Can someone explain how to find the number of Hamiltonian cycles in a complete undirected graph?

Wikipedia says that the formula is (n-1)!/2, but when I calculated using this formula, K3 has only one cycle and K4 has 5. Was my calculation incorrect?

Answer 1

Since the graph is complete, any permutation starting with a fixed vertex gives an (almost) unique cycle (the last vertex in the permutation will have an edge back to the first, fixed vertex. Except for one thing: if you visit the vertices in the cycle in reverse order, then that's really the same cycle (because of this, the number is half of what permutations of (n-1) vertices would give you).

e.g. for vertices 1,2,3, fix "1" and you have:

123 132

but 123 reversed (321) is a rotation of (132), because 32 is 23 reversed.

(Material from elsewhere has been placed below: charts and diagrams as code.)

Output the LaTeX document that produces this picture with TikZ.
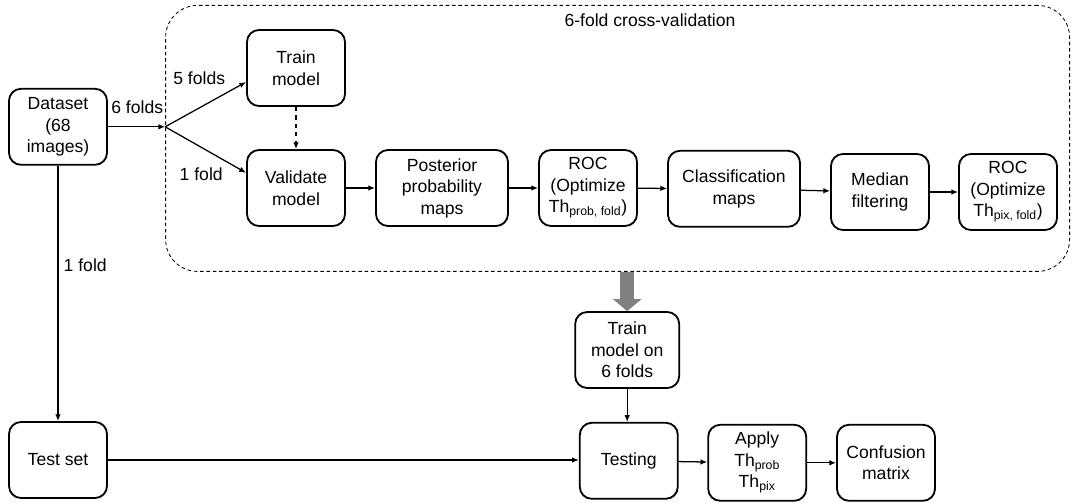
\documentclass[tikz,border=0pt]{standalone}
\usepackage{fontspec}
\setmainfont{Liberation Sans}
\usetikzlibrary{positioning,arrows.meta}
\definecolor{shaft}{HTML}{808080}

\tikzset{
  box/.style={draw, line width=1.3pt, rounded corners=0.3cm, align=center,
    minimum width=2.45cm, minimum height=1.9cm, inner sep=1pt},
  widebox/.style={box, minimum width=3.3cm},
  flow/.style={-{Latex[length=1.7mm,width=1.4mm]}, line width=0.9pt},
  cvbox/.style={draw, dash pattern=on 2.5pt off 2pt, line width=0.6pt,
    rounded corners=0.8cm, minimum width=22.6cm, minimum height=6.65cm},
}

\begin{document}
\begin{tikzpicture}[font=\fontsize{12.5}{15.3}\selectfont]
    \useasboundingbox (0,0) rectangle (26.875,12.55);
    % cross-validation frame
    \node[cvbox] (cv) at (15.44,9.09) {};
    \node (cvtitle) at (16.25,12.05) {6-fold cross-validation};
    % inner loop
    \node[box] (data) at (1.45,9.38) {Dataset\\(68\\images)};
    \node[box] (train) at (7.4,10.85) {Train\\model};
    \node[box] (valid) at (7.4,7.85) {Validate\\model};
    \node[widebox] (post) at (11.05,7.85) {Posterior\\probability\\maps};
    \node[box] (rocprob) at (14.7,7.85) {ROC\\(Optimize\\Th\textsubscript{prob, fold})};
    \node[widebox] (classmap) at (18.35,7.83) {Classification\\maps};
    \node[box] (median) at (22.0,7.75) {Median\\filtering};
    \node[box] (rocpix) at (25.2,7.75) {ROC\\(Optimize\\Th\textsubscript{pix, fold})};
    % final model and test
    \node[box, minimum width=2.6cm] (trainall) at (15.68,3.8) {Train\\model on\\6 folds};
    \node[box] (testset) at (1.45,1.05) {Test set};
    \node[box] (testing) at (15.72,1.03) {Testing};
    \node[box] (apply) at (18.93,0.98) {Apply\\Th\textsubscript{prob}\\Th\textsubscript{pix}};
    \node[box] (confusion) at (22.15,0.98) {Confusion\\matrix};
    % split
    \coordinate (split) at (cv.west |- data.east);
    \draw[flow] (data.east) -- (split);
    \draw[flow] (split) -- ([yshift=-0.35cm]train.west);
    \draw[flow] (split) -- ([yshift=0.38cm]valid.west);
    \node (six) at (3.43,9.88) {6 folds};
    \node (five) at (4.98,10.6) {5 folds};
    \node (onev) at (5.03,8.2) {1 fold};
    \draw[flow, dashed] (train.south) -- (valid.north);
    \draw[flow] (valid) -- (post);
    \draw[flow] (post) -- (rocprob);
    \draw[flow] (rocprob) -- (classmap);
    \draw[flow] (classmap) -- (median);
    \draw[flow] (median) -- (rocpix);
    % test branch
    \draw[flow] (data.south) -- (testset.north);
    \node (onet) at (2.13,5.93) {1 fold};
    \draw[flow] (testset.east) -- (testset.east -| testing.west);
    \draw[shaft, line width=0.36cm, -{Triangle[length=0.3cm,width=0.7cm]}]
      (cv.south -| trainall.north) -- (trainall.north);
    \draw[flow] (trainall.south) -- (trainall.south |- testing.north);
    \draw[flow] (testing) -- (apply);
    \draw[flow] (apply) -- (confusion);
\end{tikzpicture}
\end{document}
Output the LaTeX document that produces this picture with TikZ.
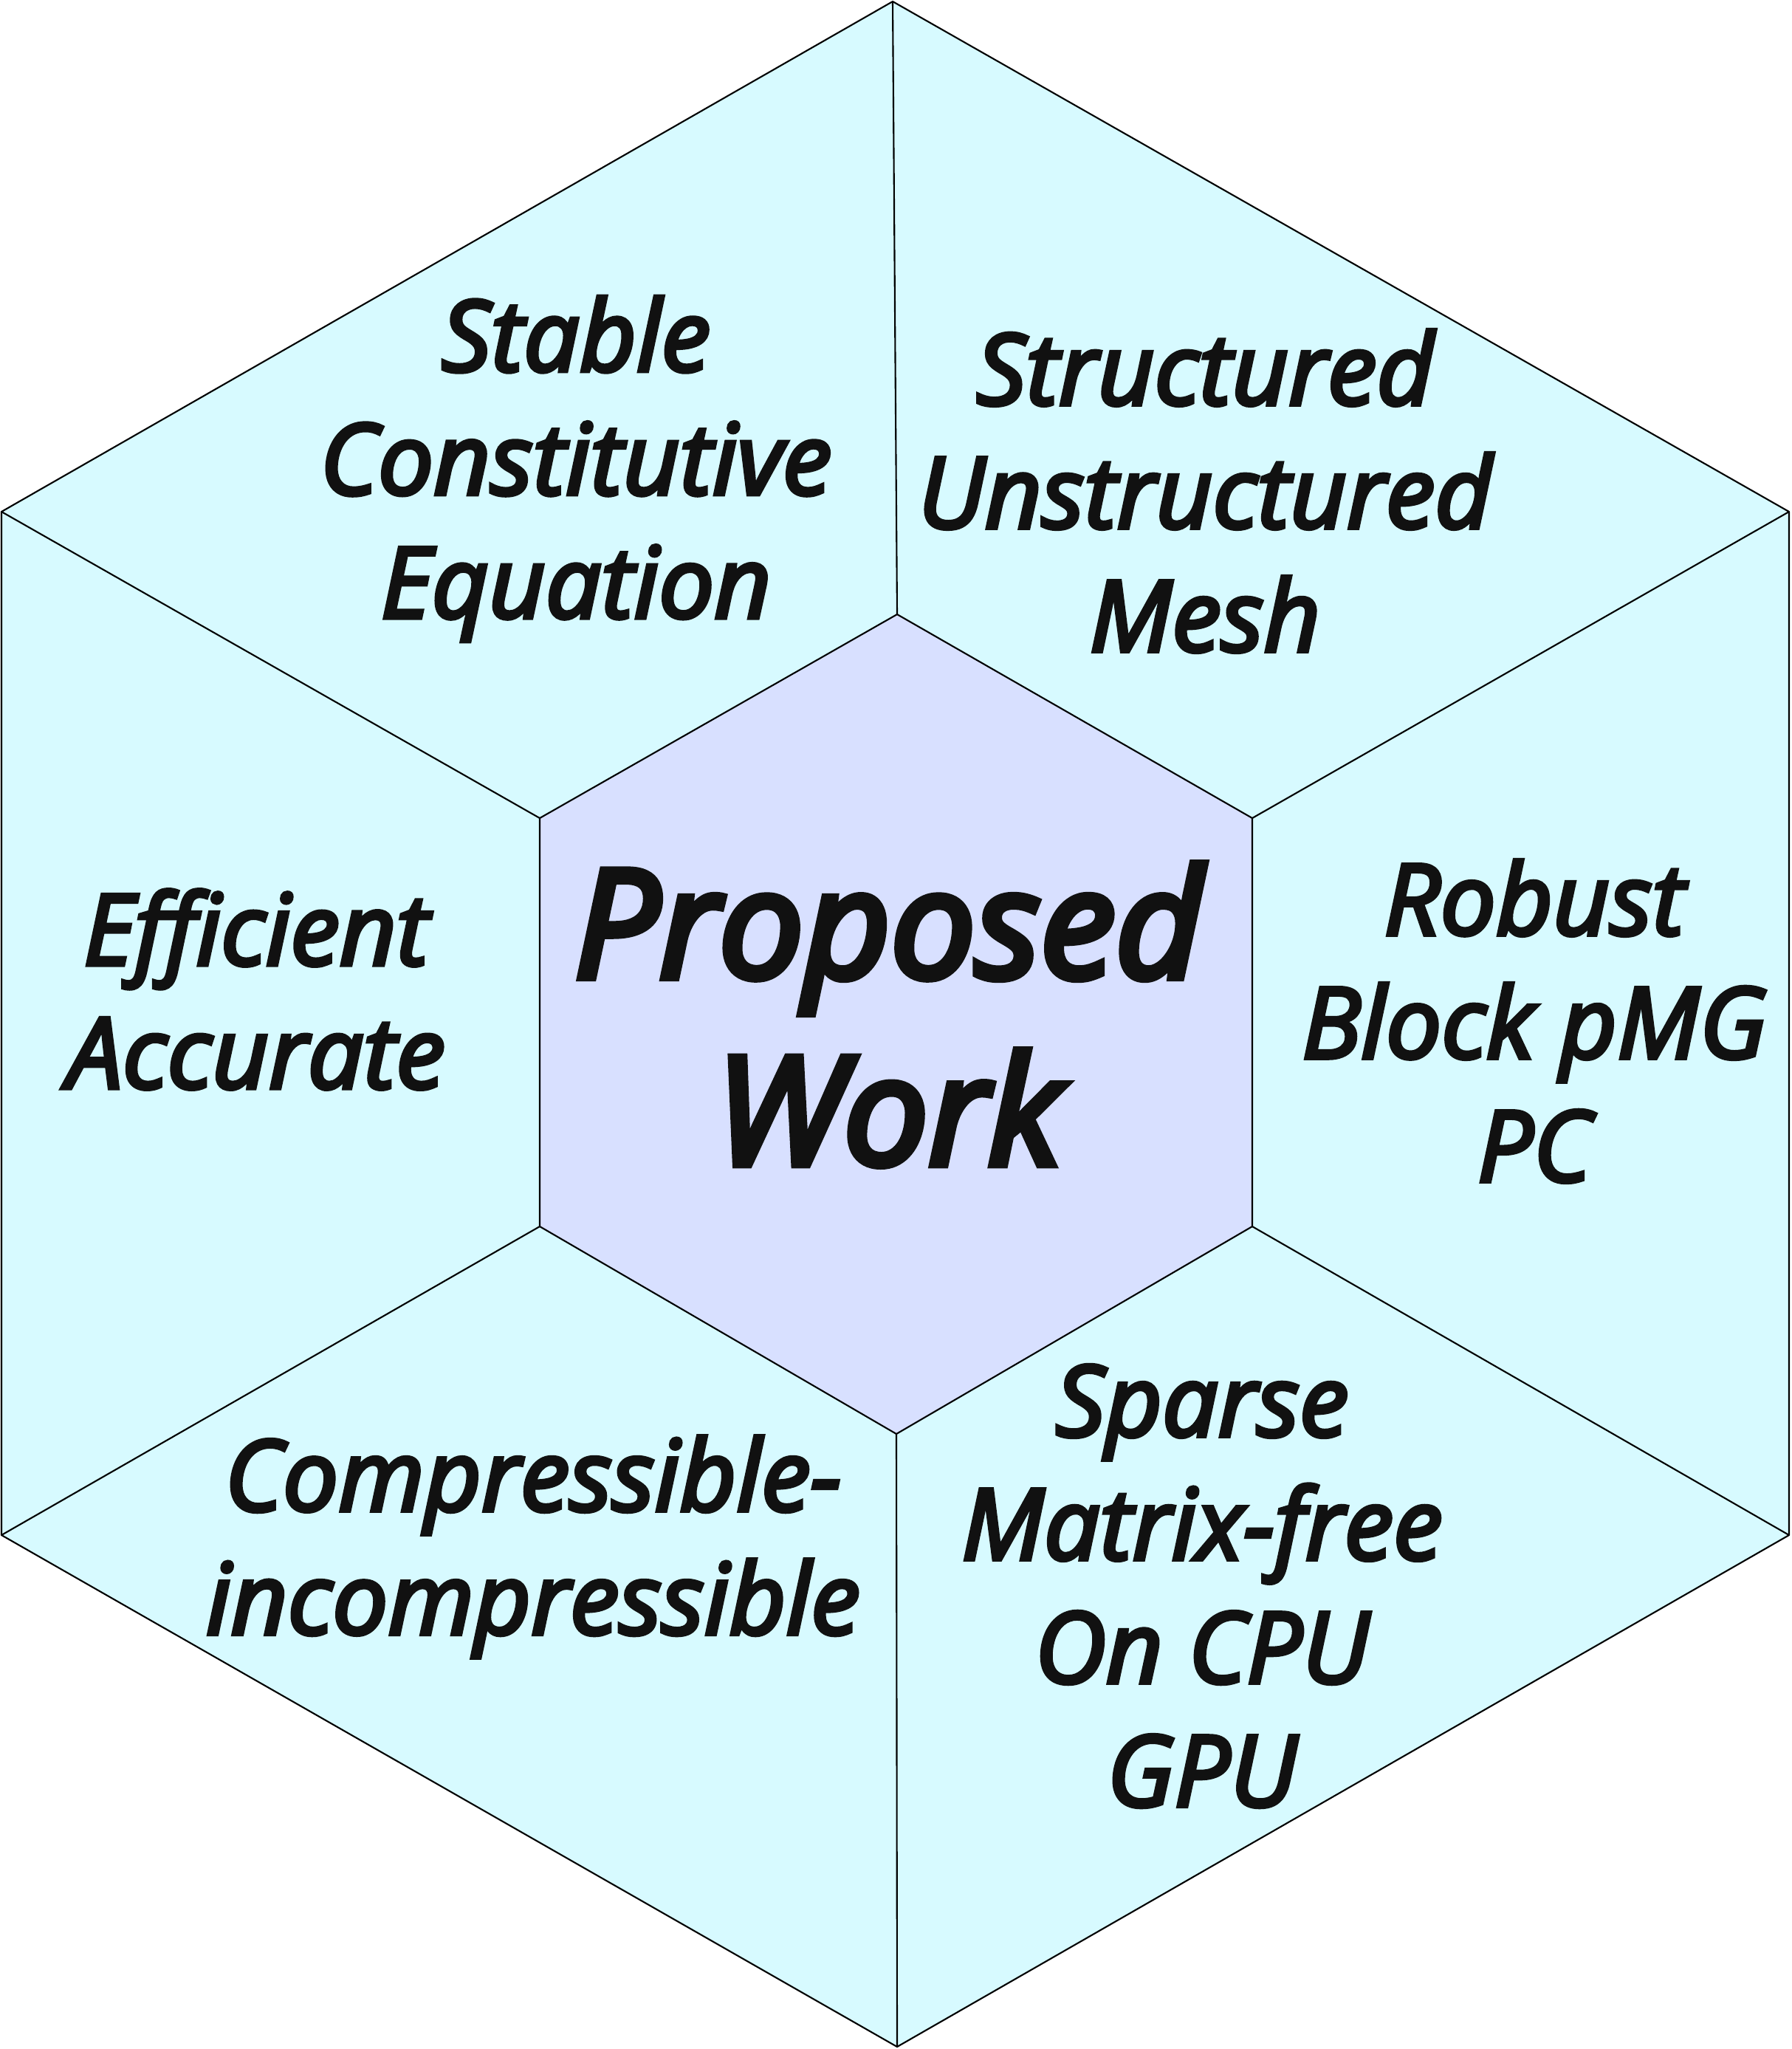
\documentclass[tikz,border=0pt]{standalone}
\usepackage{fontspec}
\newfontfamily\labelfont{Open Sans}[FakeBold=4, ItalicFeatures={FakeBold=4}]
\newfontfamily\bigfont{Open Sans}[FakeBold=5, ItalicFeatures={FakeBold=5}]
\definecolor{outerfill}{HTML}{D7FAFF}
\definecolor{innerfill}{HTML}{D8E0FF}
\definecolor{textcol}{HTML}{111111}
\tikzset{
  seg/.style={draw=black, line width=0.6pt, line join=round},
  lab/.style={align=center, inner sep=0pt, text=textcol,
    font=\labelfont\itshape\fontsize{38}{47.5}\selectfont},
  biglab/.style={align=center, inner sep=0pt, text=textcol,
    font=\bigfont\itshape\fontsize{58}{72}\selectfont}
}
\begin{document}
\begin{tikzpicture}[x=0.01cm,y=-0.01cm]
\useasboundingbox (0,0) rectangle (2426,2775);
% outer hexagon vertices
\coordinate (oT) at (1209,2);
\coordinate (oUR) at (2423,693);
\coordinate (oLR) at (2423,2079);
\coordinate (oB) at (1215,2772);
\coordinate (oLL) at (2,2079);
\coordinate (oUL) at (2,693);
% inner hexagon vertices
\coordinate (iT) at (1215,832);
\coordinate (iUR) at (1696,1108);
\coordinate (iLR) at (1696,1661);
\coordinate (iB) at (1214,1942);
\coordinate (iLL) at (731,1661);
\coordinate (iUL) at (731,1108);
\fill[outerfill] (oT) -- (oUR) -- (oLR) -- (oB) -- (oLL) -- (oUL) -- cycle;
\draw[seg, fill=innerfill] (iT) -- (iUR) -- (iLR) -- (iB) -- (iLL) -- (iUL) -- cycle;
\draw[seg] (oT) -- (iT);
\draw[seg] (oUR) -- (iUR);
\draw[seg] (oLR) -- (iLR);
\draw[seg] (oB) -- (iB);
\draw[seg] (oLL) -- (iLL);
\draw[seg] (oUL) -- (iUL);
\draw[seg] (oT) -- (oUR) -- (oLR) -- (oB) -- (oLL) -- (oUL) -- cycle;
% labels
\node[lab] (stable) at (780,635) {Stable\\Constitutive\\Equation};
\node[lab] (mesh) at (1632,665) {Structured\\Unstructured\\Mesh};
\node[lab] (robust) at (2078,1383) {Robust\\Block pMG\\PC};
\node[lab] (eff) at (347,1340) {Efficient\\Accurate};
\node[lab] (comp) at (722,2095) {Compressible-\\incompressible};
\node[lab] (sparse) at (1628,2148) {Sparse\\Matrix-free\\On CPU\\GPU};
\node[biglab] (prop) at (1203,1374) {Proposed\\Work};
\end{tikzpicture}
\end{document}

There are (n-1)! permutations of the non-fixed vertices, and half of those are the reverse of another, so there are (n-1)!/2 distinct Hamiltonian cycles in the complete graph of n vertices.

Answer 2

In answer to your Google Code Jam comment, see this SO question

Answer 3

I think when we have a Hamiltonian cycle since each vertex lies in the Hamiltonian cycle if we consider one vertex as starting and ending cycle . we should use 2 edges of this vertex.So we have (n-1)(n-2)/2 Hamiltonian cycle because we should select 2 edges of n-1 edges which linked to this vertex.